_WORK TO DO_:
Retype only the lines running from the line that contains "Emit a Python" to the line that contains "nan = np.nan", inclusive, and leave the pictures behind.

_EXTRACTED INFORMATION_:
<<<<

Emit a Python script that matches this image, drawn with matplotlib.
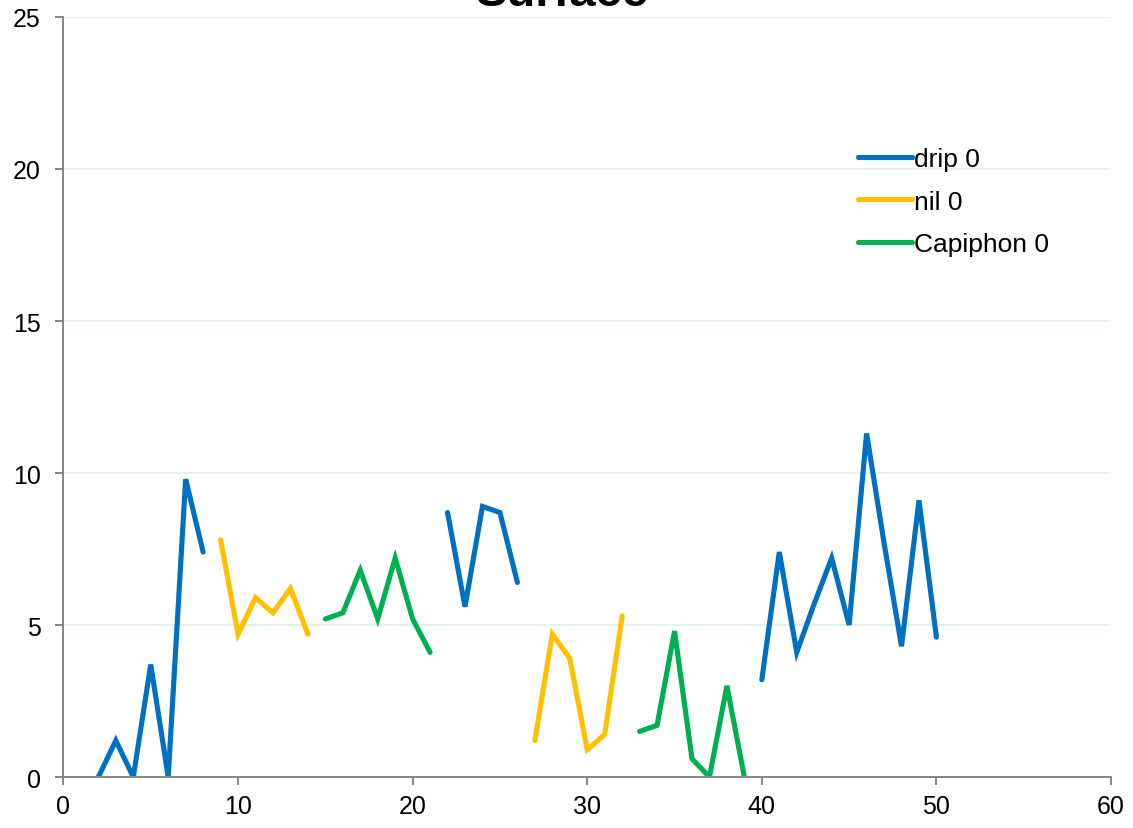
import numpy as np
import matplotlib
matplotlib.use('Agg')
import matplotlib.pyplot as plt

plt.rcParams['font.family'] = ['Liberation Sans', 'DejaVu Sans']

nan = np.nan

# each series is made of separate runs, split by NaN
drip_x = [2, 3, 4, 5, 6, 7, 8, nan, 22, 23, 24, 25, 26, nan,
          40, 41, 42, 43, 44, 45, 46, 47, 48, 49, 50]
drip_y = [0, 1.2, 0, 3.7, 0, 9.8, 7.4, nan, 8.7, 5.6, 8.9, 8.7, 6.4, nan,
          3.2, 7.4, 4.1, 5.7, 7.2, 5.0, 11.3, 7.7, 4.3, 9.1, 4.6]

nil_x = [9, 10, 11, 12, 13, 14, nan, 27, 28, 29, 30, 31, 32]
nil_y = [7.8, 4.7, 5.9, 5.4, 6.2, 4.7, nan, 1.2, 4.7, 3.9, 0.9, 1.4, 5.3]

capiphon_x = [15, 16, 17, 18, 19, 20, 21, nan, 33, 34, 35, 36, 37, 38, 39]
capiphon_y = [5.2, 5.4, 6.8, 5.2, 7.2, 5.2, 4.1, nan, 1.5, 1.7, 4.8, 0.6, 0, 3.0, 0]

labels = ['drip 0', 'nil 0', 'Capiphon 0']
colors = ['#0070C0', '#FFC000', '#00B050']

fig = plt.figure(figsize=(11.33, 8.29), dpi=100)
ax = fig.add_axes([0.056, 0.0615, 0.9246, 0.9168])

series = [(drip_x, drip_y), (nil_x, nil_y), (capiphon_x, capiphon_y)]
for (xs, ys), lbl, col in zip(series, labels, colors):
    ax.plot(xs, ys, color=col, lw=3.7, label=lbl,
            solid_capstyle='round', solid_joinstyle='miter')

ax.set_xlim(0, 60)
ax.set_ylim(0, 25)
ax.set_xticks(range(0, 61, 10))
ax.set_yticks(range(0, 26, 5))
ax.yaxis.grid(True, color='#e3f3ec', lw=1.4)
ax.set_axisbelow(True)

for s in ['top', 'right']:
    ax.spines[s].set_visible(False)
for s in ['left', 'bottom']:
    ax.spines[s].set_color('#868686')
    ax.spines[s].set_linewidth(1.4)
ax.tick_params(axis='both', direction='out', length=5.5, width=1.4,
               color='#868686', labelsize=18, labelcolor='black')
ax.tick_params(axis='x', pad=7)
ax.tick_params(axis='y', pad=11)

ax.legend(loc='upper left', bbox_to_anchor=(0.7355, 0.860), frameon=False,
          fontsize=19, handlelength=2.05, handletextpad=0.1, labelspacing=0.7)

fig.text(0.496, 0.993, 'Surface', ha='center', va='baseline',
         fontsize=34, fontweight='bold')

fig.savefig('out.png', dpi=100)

>>>>
<<<<

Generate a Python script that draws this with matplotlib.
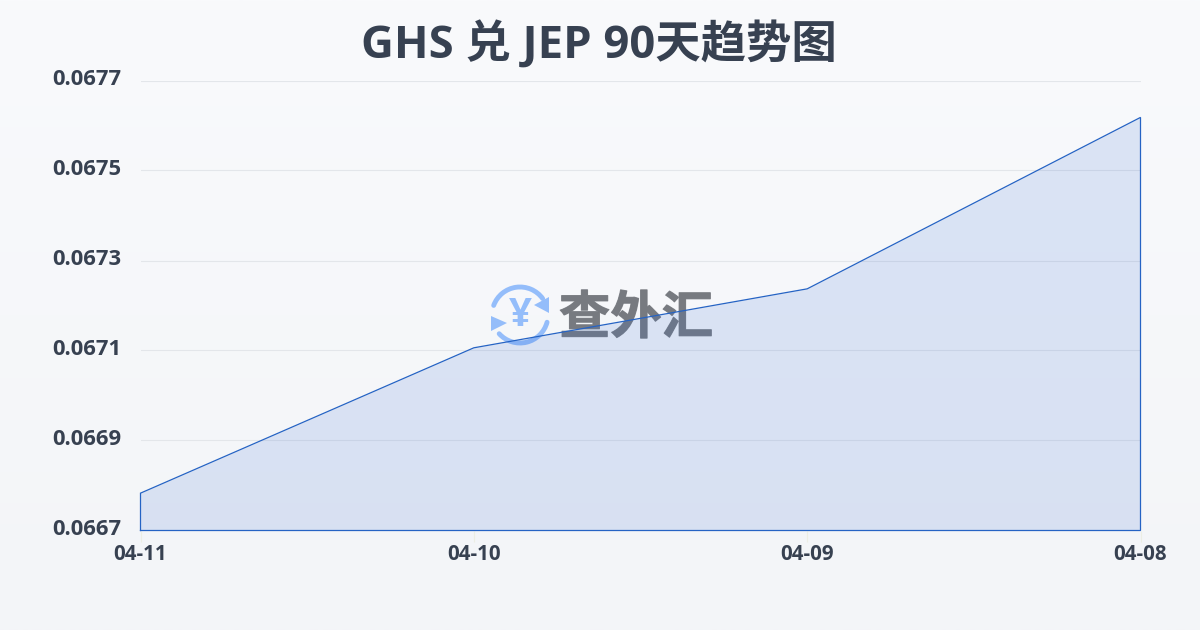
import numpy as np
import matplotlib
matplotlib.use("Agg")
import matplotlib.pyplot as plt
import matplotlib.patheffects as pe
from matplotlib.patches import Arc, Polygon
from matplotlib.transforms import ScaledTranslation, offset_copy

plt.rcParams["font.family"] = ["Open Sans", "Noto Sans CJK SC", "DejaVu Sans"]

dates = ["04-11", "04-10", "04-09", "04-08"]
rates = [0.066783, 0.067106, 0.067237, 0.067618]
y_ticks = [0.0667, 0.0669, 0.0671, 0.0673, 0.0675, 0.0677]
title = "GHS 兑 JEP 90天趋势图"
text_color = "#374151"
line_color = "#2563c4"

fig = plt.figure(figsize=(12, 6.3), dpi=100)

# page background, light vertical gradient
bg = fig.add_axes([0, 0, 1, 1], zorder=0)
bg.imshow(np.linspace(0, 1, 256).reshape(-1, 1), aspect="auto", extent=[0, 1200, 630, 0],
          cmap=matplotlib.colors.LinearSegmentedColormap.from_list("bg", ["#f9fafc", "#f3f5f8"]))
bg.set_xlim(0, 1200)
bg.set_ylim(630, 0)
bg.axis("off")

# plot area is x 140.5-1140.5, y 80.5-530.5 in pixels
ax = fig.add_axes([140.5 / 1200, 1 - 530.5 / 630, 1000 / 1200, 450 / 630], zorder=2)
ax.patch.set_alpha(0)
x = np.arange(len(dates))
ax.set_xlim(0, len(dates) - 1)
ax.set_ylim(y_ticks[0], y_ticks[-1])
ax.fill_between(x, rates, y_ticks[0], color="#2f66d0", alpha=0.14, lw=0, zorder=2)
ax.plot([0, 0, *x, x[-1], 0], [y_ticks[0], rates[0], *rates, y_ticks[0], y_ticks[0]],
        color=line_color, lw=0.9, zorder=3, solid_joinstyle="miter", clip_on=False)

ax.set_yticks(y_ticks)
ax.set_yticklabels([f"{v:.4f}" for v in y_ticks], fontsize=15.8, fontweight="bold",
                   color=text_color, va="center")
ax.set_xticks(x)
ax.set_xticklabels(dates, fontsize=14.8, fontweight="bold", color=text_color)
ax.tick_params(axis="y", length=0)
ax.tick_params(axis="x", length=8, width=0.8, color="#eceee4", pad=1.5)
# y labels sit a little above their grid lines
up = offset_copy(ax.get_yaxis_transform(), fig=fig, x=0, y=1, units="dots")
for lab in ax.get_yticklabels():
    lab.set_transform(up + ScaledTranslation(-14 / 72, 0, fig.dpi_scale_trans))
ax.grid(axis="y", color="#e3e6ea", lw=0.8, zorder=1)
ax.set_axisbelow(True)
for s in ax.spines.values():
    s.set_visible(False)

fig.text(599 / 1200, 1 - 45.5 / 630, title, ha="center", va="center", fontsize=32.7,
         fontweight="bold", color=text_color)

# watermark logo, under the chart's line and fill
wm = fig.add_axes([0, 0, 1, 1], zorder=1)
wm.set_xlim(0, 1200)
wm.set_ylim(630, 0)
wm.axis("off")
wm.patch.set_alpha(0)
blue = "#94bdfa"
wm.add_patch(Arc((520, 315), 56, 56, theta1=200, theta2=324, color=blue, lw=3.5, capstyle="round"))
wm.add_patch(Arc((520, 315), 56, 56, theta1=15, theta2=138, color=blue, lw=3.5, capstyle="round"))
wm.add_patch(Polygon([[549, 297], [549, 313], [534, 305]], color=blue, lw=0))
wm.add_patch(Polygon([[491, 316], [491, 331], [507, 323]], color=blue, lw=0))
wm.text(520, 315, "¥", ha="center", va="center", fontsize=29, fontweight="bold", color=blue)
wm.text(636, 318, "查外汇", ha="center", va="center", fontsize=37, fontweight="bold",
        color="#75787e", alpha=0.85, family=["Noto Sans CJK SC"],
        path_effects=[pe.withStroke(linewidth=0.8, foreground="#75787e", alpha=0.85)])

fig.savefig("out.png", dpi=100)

>>>>
<<<<

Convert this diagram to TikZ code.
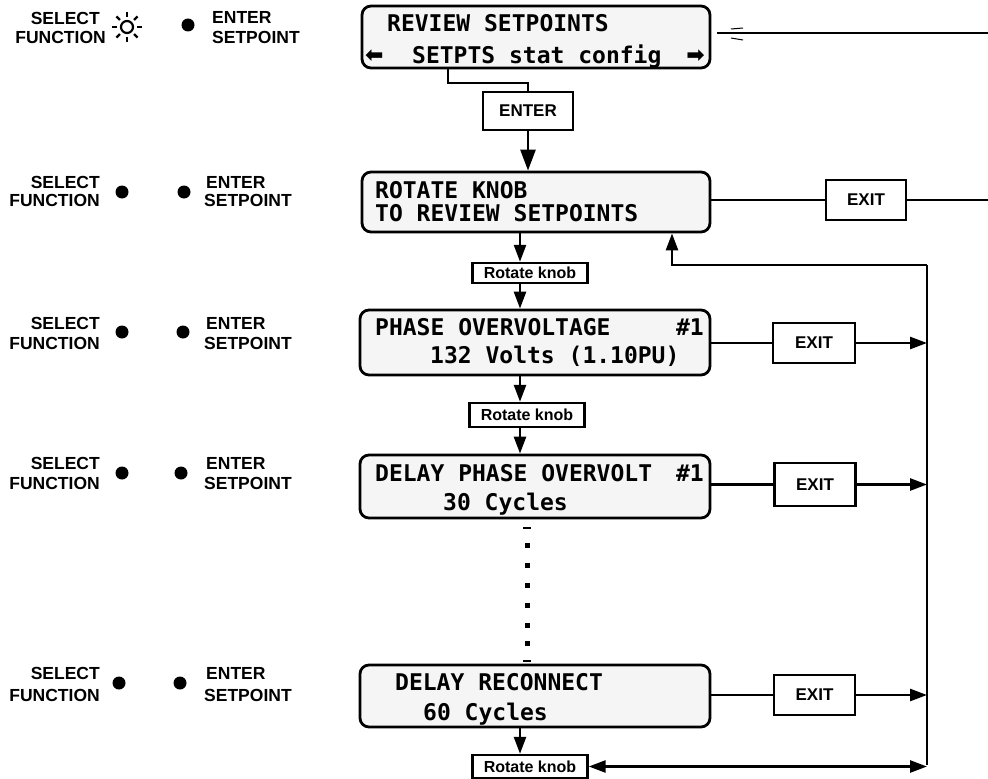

>>>>

_TASK ANSWER_:
Emit a Python script that matches this image, drawn with matplotlib.
import numpy as np
import matplotlib
matplotlib.use('Agg')
import matplotlib.pyplot as plt

plt.rcParams['font.family'] = ['Liberation Sans', 'DejaVu Sans']

nan = np.nan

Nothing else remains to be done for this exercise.